I am planning to upgrade our environment from ESX 3.5 to vSphere ESXi and I am a little unsure about how to best utilize the network adapters.
In the old design we have it like this
vmnic0 - SC and vmotion
vmnic1 - Vlans for the VMs
vmnic2 - SAN (iSCSI)
vmnic3 - SAN (iSCSI)
vmnic4- Vlans for the VMs
vmnic5 - SC and vmotion
Since there is no SC in vSphere ESXi do I need to dedicate 2 adapters only for vmotion or should I run them together with the normal network traffic like shown underneath?
vmnic0 - Vlans for the VMs/vmotion
vmnic1 - Vlans for the VMs/vmotion
vmnic2 - SAN (iSCSI)
vmnic3 - SAN (iSCSI)
vmnic4- Vlans for the VMs/vmotion
vmnic5 - Vlans for the VMs/vmotion
It would be great if anyone had any viewpoints on this.
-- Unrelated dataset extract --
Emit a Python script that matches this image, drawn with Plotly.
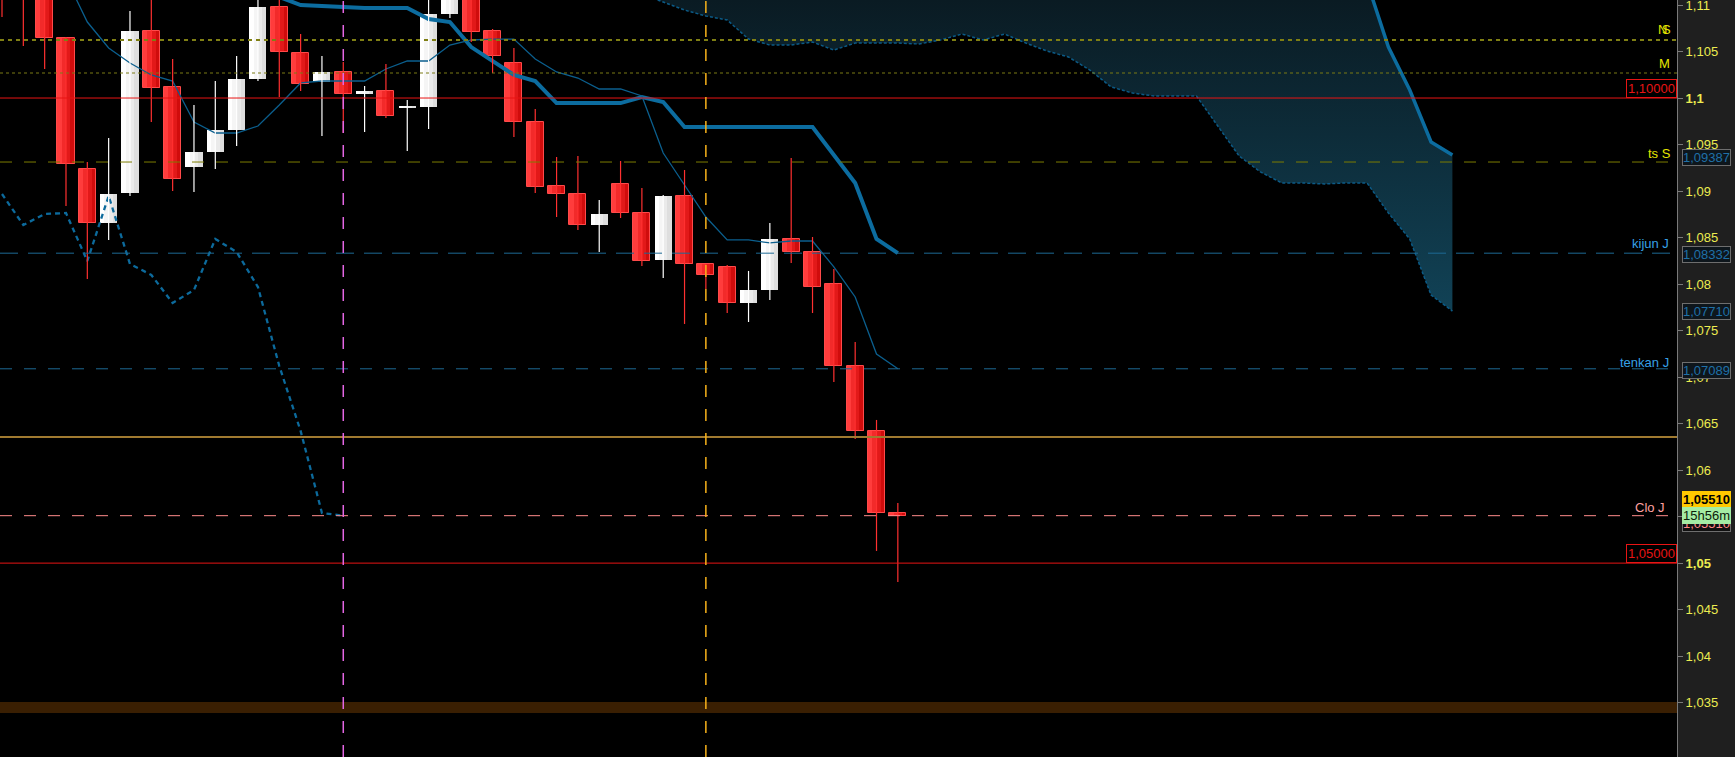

It does not have SC but it have the "management network", which is the equivalent for the service console network, with the difference that is a vmkernel port also. I think you can keep the same network layout, just having the management network instead of the SC portgroup.
Marcelo Soares
VMWare Certified Professional 310/410
Virtualization Tech Master
Globant Argentina
Consider awarding points for "helpful" and/or "correct" answers.
The original design seems like it would be more efficient and better protected. The way you have the network adapters seperated would provide a little more fault tolerance than the new design if they are port channeled on the physocal switch. The management network (as mentioned in another post) is very similar to your SC so there is still a requirement to have a connection for it.
On ESXi there isn't the SC, but you can add a vmkernel interface for management.
So I suggest to isolate VM traffic by VMotion traffic and (if possible) by management traffic.
You can use different VLAN id for this scope.